Те самые люди, которые подходили ко мне в Джефферсонвилле и говорили мне “держать язык за зубами”, в своих беседах с прессой справились едва ли лучше. Их спрашивали, что они думали о Брате Бранхаме. Репортёры запросто искажали их правдивые ответы. Они говорили: “Ну, он был больше чем пророк”. Их слова преподносили таким образом, что они не верили, что Уилльям Бранхам вообще воскреснет из мёртвых. Тогда уже я задавал им вопрос, верили они этому или нет. Наконец, после некоторого опыта с дешёвой журналистикой, они сами осознали, что мои слова искажали так же, как их.

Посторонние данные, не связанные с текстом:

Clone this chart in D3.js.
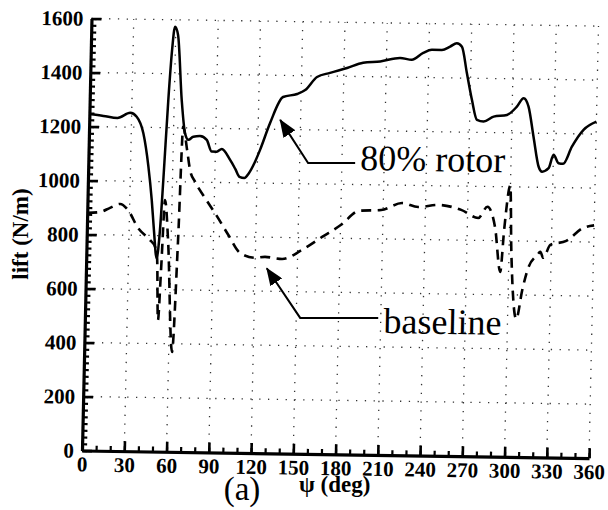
<!DOCTYPE html>
<html><head><meta charset="utf-8">
<script src="https://cdn.jsdelivr.net/npm/d3@7"></script>
<style>
html,body{margin:0;padding:0;background:#fff;}
svg{display:block;}
text{font-family:"Liberation Serif","Times New Roman",serif;}
</style></head>
<body><svg id="c" width="608" height="510"></svg>
<script>
// ---- data ----
const xTicks = [0,30,60,90,120,150,180,210,240,270,300,330,360];
const yTicks = [0,200,400,600,800,1000,1200,1400,1600];
const rotorPsi = [0,10,20,29,33.6,38.6,42.7,45.6,47.6,50,51.9,53.5,55.8,57.7,59.4,61.7,65.3,68.2,70.7,74.1,78.9,83.7,87.4,91,94.5,100.6,104.5,107.5,111,114,118,121.7,128.4,137.2,147.2,152.8,161,170.2,182.2,193.5,205.6,219.7,228,236,242.1,249.2,255,259.7,263.4,267.3,271.3,275.2,279.9,287,296.4,303.3,308,311.6,315.6,319.7,322.2,326.8,330.1,333.8,337,343,351,360];
const rotorLift = [1246,1240,1233,1253,1239,1178,1055,931,821,716,821,1006,1303,1488,1574,1544,1304,1180,1156,1168,1171,1157,1114,1114,1124,1084,1050,1022,1018,1035,1075,1123,1223,1320,1332,1347,1396,1412,1431,1451,1457,1471,1465,1491,1503,1503,1516,1529,1516,1419,1320,1246,1240,1259,1266,1297,1329,1298,1187,1076,1058,1071,1121,1090,1088,1152,1215,1246];
const basePsi = [0,9.1,16.1,23.2,28.9,36.3,45,48.7,50.3,51.9,53.3,55,57.8,62.4,64.9,66.7,69.9,72.3,76.1,83.4,91.5,100.4,109.2,119.9,126.9,139,153.1,167.1,180.4,193,208.6,223.4,234.8,249,265.4,277.6,284,289.8,294.1,296.2,299.9,301.6,306.2,310,313.9,320.1,322.2,324.4,329.2,340.5,352.3,360];
const baseLift = [880,884,900,915,893,827,783,758,717,487,673,932,784,370,785,1204,1119,1045,1001,942,880,807,740,723,727,720,755,804,850,903,907,934,920,929,912,883,925,847,684,840,1004,766,511,619,701,749,761,739,787,803,852,862];
const seriesLabels = ["80% rotor","baseline"];
// annotation anchors in data units [psi, lift]
const rotorNote = {tip:[135.5,1235], elbow:[156,1077], end:[189.4,1080], text:[193,1054]};
const baseNote  = {tip:[128.3,685], elbow:[152.8,503], end:[208.2,507], text:[212,452]};

// ---- chart ----
const svg = d3.select('#c');
const x = d3.scaleLinear().domain([0,360]).range([0,507]);
const y = d3.scaleLinear().domain([0,1600]).range([0,-432]);

// slight skew to match the scanned figure
const g = svg.append('g').attr('transform','translate(82,450.5) matrix(1,0.015,-0.022,1,0,0)');

// grid
const grid = g.append('g').attr('stroke','#333').attr('stroke-width',1.3).attr('stroke-dasharray','1.3,7.5').attr('fill','none');
grid.selectAll('line.v').data(xTicks.filter(d=>d>0)).join('line').attr('class','v')
  .attr('x1',d=>x(d)).attr('x2',d=>x(d)).attr('y1',y(0)).attr('y2',y(1600));
grid.selectAll('line.h').data(yTicks.filter(d=>d>0)).join('line').attr('class','h')
  .attr('x1',x(0)).attr('x2',x(360)).attr('y1',d=>y(d)).attr('y2',d=>y(d));

// minor ticks
const minorX = d3.axisBottom(x).tickValues(d3.range(0,361,10)).tickSize(-5).tickSizeOuter(0).tickFormat('');
const minorY = d3.axisLeft(y).tickValues(d3.range(0,1601,25)).tickSize(-5).tickSizeOuter(0).tickFormat('');
const mx = g.append('g').call(minorX); mx.selectAll('line').attr('stroke','#000').attr('stroke-width',2.2); mx.select('.domain').remove();
const my = g.append('g').call(minorY); my.selectAll('line').attr('stroke','#000').attr('stroke-width',2.2); my.select('.domain').remove();

// major axes
const fmt = d3.format('d');
const xAxis = d3.axisBottom(x).tickValues(xTicks).tickFormat(fmt).tickSize(-10).tickSizeOuter(0).tickPadding(6);
const yAxis = d3.axisLeft(y).tickValues(yTicks).tickFormat(fmt).tickSize(-10).tickSizeOuter(0).tickPadding(8);
const ax = g.append('g').call(xAxis);
const ay = g.append('g').call(yAxis);
[ax,ay].forEach(a=>{
  a.attr('font-family','Liberation Serif').attr('font-size',21);
  a.select('.domain').attr('stroke','#000').attr('stroke-width',3.2);
  a.selectAll('.tick line').attr('stroke','#000').attr('stroke-width',2.6);
  a.selectAll('.tick text').attr('fill','#000').style('font-family','"Liberation Serif",serif')
    .style('font-weight','bold').style('font-size','21px');
});

// lines
const line = d3.line().x(d=>x(d[0])).y(d=>y(d[1])).curve(d3.curveMonotoneX);
g.append('path').datum(d3.zip(basePsi,baseLift)).attr('d',line)
  .attr('fill','none').attr('stroke','#000').attr('stroke-width',2.6).attr('stroke-dasharray','10,6.5');
g.append('path').datum(d3.zip(rotorPsi,rotorLift)).attr('d',line)
  .attr('fill','none').attr('stroke','#000').attr('stroke-width',2.5);

// arrows
const defs = svg.append('defs');
defs.append('marker').attr('id','ah').attr('viewBox','0 0 18 14').attr('refX',17).attr('refY',7)
  .attr('markerWidth',18).attr('markerHeight',14).attr('markerUnits','userSpaceOnUse').attr('orient','auto')
  .append('path').attr('d','M0,0 L18,7 L0,14 Z').attr('fill','#000');
[[rotorNote,seriesLabels[0]],[baseNote,seriesLabels[1]]].forEach(([n,lab])=>{
  g.append('path').attr('d',d3.line()([[x(n.end[0]),y(n.end[1])],[x(n.elbow[0]),y(n.elbow[1])],[x(n.tip[0]),y(n.tip[1])]]))
    .attr('fill','none').attr('stroke','#000').attr('stroke-width',2).attr('marker-end','url(#ah)');
  g.append('text').attr('x',x(n.text[0])).attr('y',y(n.text[1])).text(lab)
    .style('font-size','36px').attr('fill','#000');
});

// titles
svg.append('text').attr('transform','translate(28,234) rotate(-90)').attr('text-anchor','middle')
  .style('font-weight','bold').style('font-size','23px').text('lift (N/m)');
svg.append('text').attr('x',242).attr('y',500).attr('text-anchor','middle').style('font-size','33px').text('(a)');
svg.append('text').attr('x',299).attr('y',492).style('font-weight','bold').style('font-size','23px').text('ψ (deg)');
</script></body></html>
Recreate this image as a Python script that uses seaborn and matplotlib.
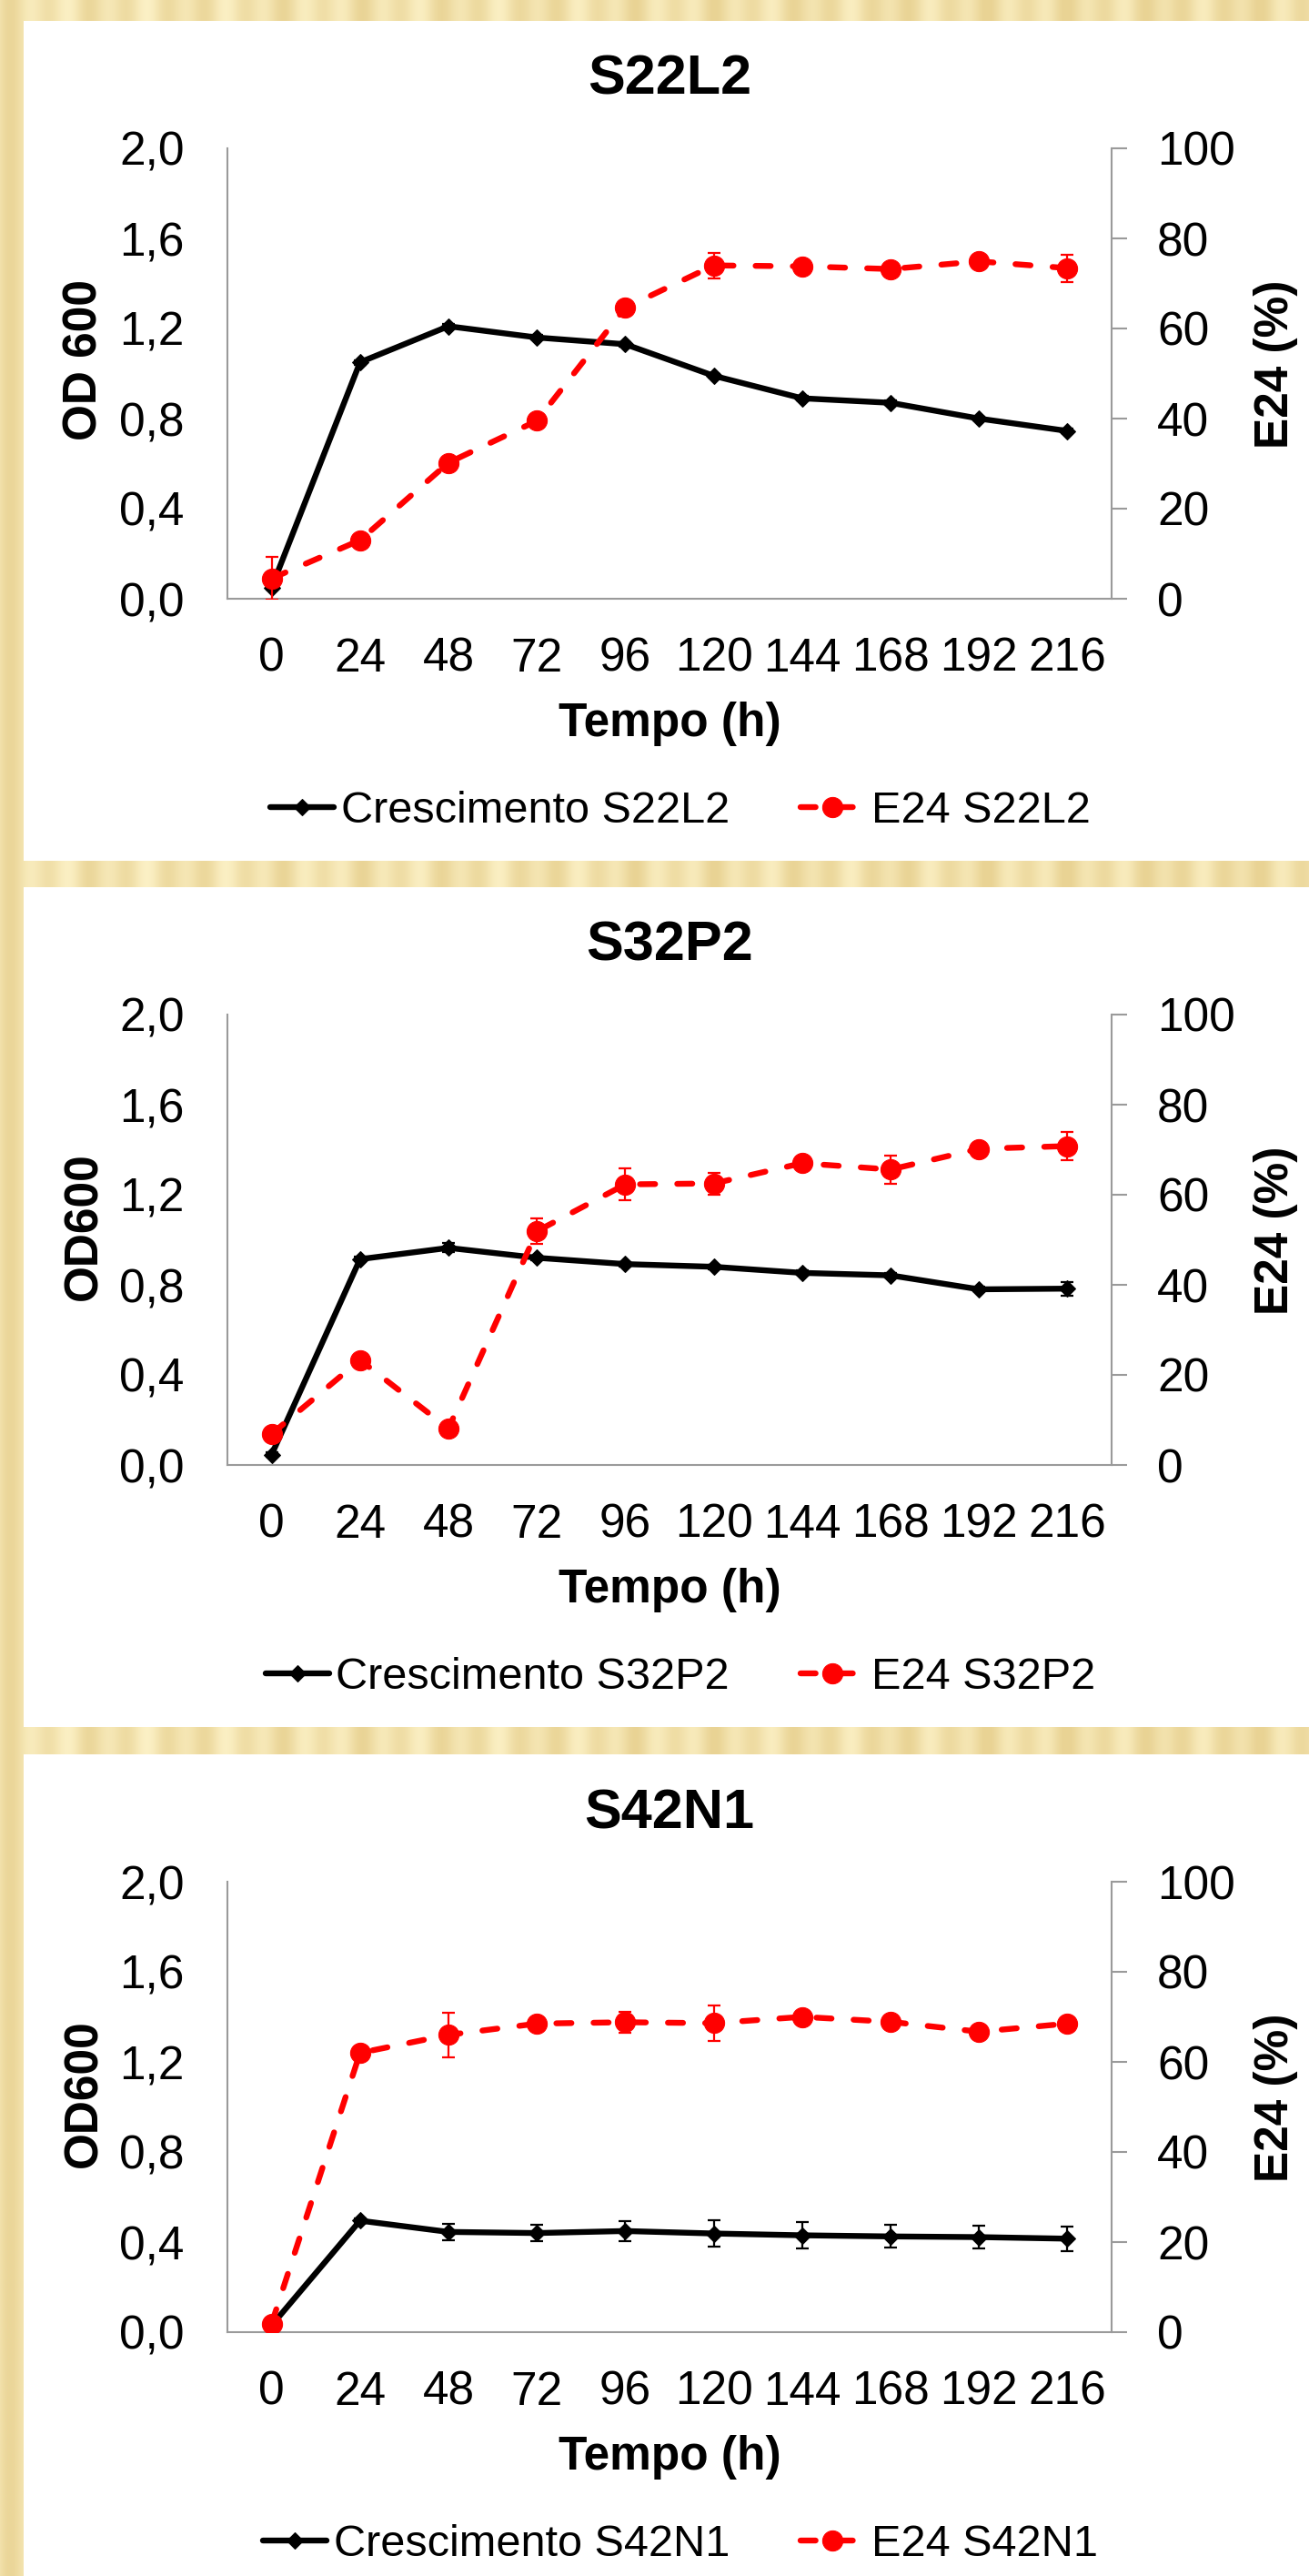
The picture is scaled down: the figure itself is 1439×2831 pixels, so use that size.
import numpy as np
import matplotlib
matplotlib.use('Agg')
import matplotlib.pyplot as plt
import seaborn as sns
from matplotlib.patches import Rectangle

# Data
TIMES = ['0', '24', '48', '72', '96', '120', '144', '168', '192', '216']
OD_TICKS = [0.0, 0.4, 0.8, 1.2, 1.6, 2.0]
OD_TICK_LABELS = ['0,0', '0,4', '0,8', '1,2', '1,6', '2,0']
E24_TICKS = [0, 20, 40, 60, 80, 100]

STRAINS = ['S22L2', 'S32P2', 'S42N1']
OD_LABELS = ['OD 600', 'OD600', 'OD600']

OD_S22L2 = [0.05, 1.05, 1.21, 1.16, 1.13, 0.99, 0.89, 0.87, 0.80, 0.745]
OD_S22L2_ERR = [0.01, 0.01, 0.01, 0.01, 0.01, 0.01, 0.01, 0.01, 0.01, 0.01]
E24_S22L2 = [4.5, 13.0, 30.2, 39.5, 64.6, 74.0, 73.8, 73.2, 74.9, 73.4]
E24_S22L2_ERR = [4.7, 1.0, 1.0, 1.0, 1.0, 2.8, 1.0, 1.0, 1.0, 3.0]

OD_S32P2 = [0.046, 0.914, 0.964, 0.92, 0.892, 0.88, 0.853, 0.842, 0.78, 0.783]
OD_S32P2_ERR = [0.01, 0.01, 0.02, 0.01, 0.01, 0.01, 0.01, 0.01, 0.01, 0.03]
E24_S32P2 = [6.9, 23.3, 8.1, 51.9, 62.3, 62.5, 67.0, 65.6, 70.2, 70.8]
E24_S32P2_ERR = [1.0, 1.0, 1.0, 2.8, 3.5, 2.4, 1.0, 3.1, 1.0, 3.2]

OD_S42N1 = [0.03, 0.495, 0.445, 0.44, 0.449, 0.438, 0.43, 0.425, 0.422, 0.415]
OD_S42N1_ERR = [0.01, 0.01, 0.035, 0.035, 0.045, 0.06, 0.06, 0.05, 0.05, 0.055]
E24_S42N1 = [1.9, 62.0, 66.0, 68.5, 68.8, 68.6, 70.0, 68.9, 66.7, 68.5]
E24_S42N1_ERR = [1.0, 1.0, 4.9, 1.0, 2.3, 3.9, 1.0, 1.0, 1.0, 1.0]

OD_SERIES = [OD_S22L2, OD_S32P2, OD_S42N1]
OD_ERRS = [OD_S22L2_ERR, OD_S32P2_ERR, OD_S42N1_ERR]
E24_SERIES = [E24_S22L2, E24_S32P2, E24_S42N1]
E24_ERRS = [E24_S22L2_ERR, E24_S32P2_ERR, E24_S42N1_ERR]

# Style
sns.set_style('white')
plt.rcParams['font.family'] = ['Liberation Sans', 'DejaVu Sans']
plt.rcParams['text.color'] = 'black'
plt.rcParams['axes.labelcolor'] = 'black'
plt.rcParams['xtick.color'] = 'black'
plt.rcParams['ytick.color'] = 'black'

W, H = 1439, 2831
GRAY = '#9a9a9a'
FS = 37
LW = 4.6

fig = plt.figure(figsize=(W / 100, H / 100), dpi=100)

# Gold striped background with white panels
bg = fig.add_axes([0, 0, 1, 1])
bg.set_xlim(0, W)
bg.set_ylim(H, 0)
bg.axis('off')
xs = np.arange(W)
t = 0.45 + 0.28 * np.sin(2 * np.pi * xs / 43) + 0.17 * np.sin(2 * np.pi * xs / 97 + 0.7) + 0.2 * xs / W
t = np.clip(t, 0, 1)
light = np.array([252, 241, 198]) / 255
dark = np.array([233, 211, 148]) / 255
row = light[None, :] * (1 - t[:, None]) + dark[None, :] * t[:, None]
bg.imshow(row[None, :, :], extent=(0, W, H, 0), aspect='auto', zorder=0)
for top, bottom in [(23, 946), (975, 1898), (1928, H)]:
    bg.add_patch(Rectangle((26, top), W - 26, bottom - top, facecolor='white', edgecolor='none', zorder=1))

OFFSETS = [0, 952, 1905]
xpos = np.arange(len(TIMES))

for i, name in enumerate(STRAINS):
    o = OFFSETS[i]
    ax = fig.add_axes([250 / W, 1 - (658 + o) / H, 972 / W, 495 / H])
    ax.set_facecolor('none')

    sns.lineplot(x=xpos, y=OD_SERIES[i], ax=ax, color='black', marker='D', markersize=9,
                 markeredgecolor='black', linewidth=LW, legend=False, zorder=3)
    line_od = ax.lines[-1]
    ax.errorbar(xpos, OD_SERIES[i], yerr=OD_ERRS[i], fmt='none', ecolor='black',
                elinewidth=1.6, capsize=4.7, capthick=1.6, zorder=2)

    ax.set_xlim(-0.5, len(TIMES) - 0.5)
    ax.set_ylim(0, 2)
    ax.set_yticks(OD_TICKS)
    ax.set_yticklabels(OD_TICK_LABELS)
    ax.set_xticks(xpos)
    ax.set_xticklabels(TIMES)
    ax.tick_params(axis='both', length=0, labelsize=FS)
    ax.tick_params(axis='y', pad=34)
    ax.tick_params(axis='x', pad=30)
    for s in ['top', 'right']:
        ax.spines[s].set_visible(False)
    for s in ['left', 'bottom']:
        ax.spines[s].set_color(GRAY)
        ax.spines[s].set_linewidth(1.5)

    ax.set_ylabel(OD_LABELS[i], fontsize=FS, fontweight='bold')
    ax.yaxis.set_label_coords(-0.162, 0.53)
    ax.yaxis.label.set_va('center')
    ax.set_xlabel('Tempo (h)', fontsize=FS, fontweight='bold')
    ax.xaxis.set_label_coords(0.5, -0.305)
    ax.xaxis.label.set_va('baseline')
    ax.text(0.5, (658 - 104) / 495, name, transform=ax.transAxes, ha='center',
            va='baseline', fontsize=44, fontweight='bold')

    ax2 = ax.twinx()
    sns.lineplot(x=xpos, y=E24_SERIES[i], ax=ax2, color='red', marker='o', markersize=16,
                 markeredgecolor='red', linewidth=LW, legend=False, zorder=3)
    line_e = ax2.lines[-1]
    line_e.set_linestyle((0, (2.6, 3.8)))
    line_e.set_dash_capstyle('round')
    ax2.errorbar(xpos, E24_SERIES[i], yerr=E24_ERRS[i], fmt='none', ecolor='red',
                 elinewidth=1.6, capsize=4.7, capthick=1.6, zorder=2)
    ax2.set_ylim(0, 100)
    ax2.set_yticks(E24_TICKS)
    ax2.tick_params(axis='y', length=12, width=1.5, color=GRAY, labelsize=FS, pad=24, direction='out')
    for s in ['top', 'left', 'bottom']:
        ax2.spines[s].set_visible(False)
    ax2.spines['right'].set_color(GRAY)
    ax2.spines['right'].set_linewidth(1.5)
    ax2.set_ylabel('E24 (%)', fontsize=FS, fontweight='bold')
    ax2.yaxis.set_label_coords(1.186, 0.52)
    ax2.yaxis.label.set_va('center')

    ax2.legend([line_od, line_e], ['Crescimento ' + name, 'E24 ' + name], loc='center',
               bbox_to_anchor=(0.512, -0.471), ncol=2, frameon=False, fontsize=35,
               handlelength=1.45, handletextpad=0.15, columnspacing=1.6)

fig.savefig('out.png', dpi=100)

Я не говорил того, что тот репортёр написал в газете. Но я хочу сказать следующее: я был последним служителем, рукоположенным этим пророком Божьим, я почитаю это за великую честь. Я был последним человеком, которого он видел в видении на публике. Я был последним проповедником, чью проповедь он слышал; и я чувствовал себя как Тимофей, проповедующий в присутствии Павла, или один из учеников в присутствии Иисуса. Это было нелегко, но он попросил меня это сделать, и я благодарен Богу, что мне хватило на это мужества. Я имел честь быть последним, кому он преподал Вечерю Господню, и последним, кто её преподал ему. Я был первым человеком, прибывшим на место аварии, кроме тех, кто уже там был, когда она произошла. Я был первым человеком, увидевшим автомобиль. Я был первым, кто увидел, как он пришёл в сознание, когда я рассказал ему о знамении на луне. Я был первым верующим, которому стало известно, что он покинул жизнь сию. Я был первым верующим, увидевшим его тело. Я был первым верующим, кто увидел его в белой одежде. Я имел честь и ответственность путешествовать с его останками по дороге на родину. Так как день рождества не есть день рождения Господа Иисуса Христа, рождество навевает мне совсем другие воспоминания. Хотя, согласно мирскому понятию, наш брат “скончался”, я всё же чувствовал у него помазанное присутствие. Как я уже говорил раньше, мои глаза были последними, кто видел его земные останки, но я верю, что буду одним из первых, кто увидит его воскресшее тело, когда воскреснут мёртвые во Христе.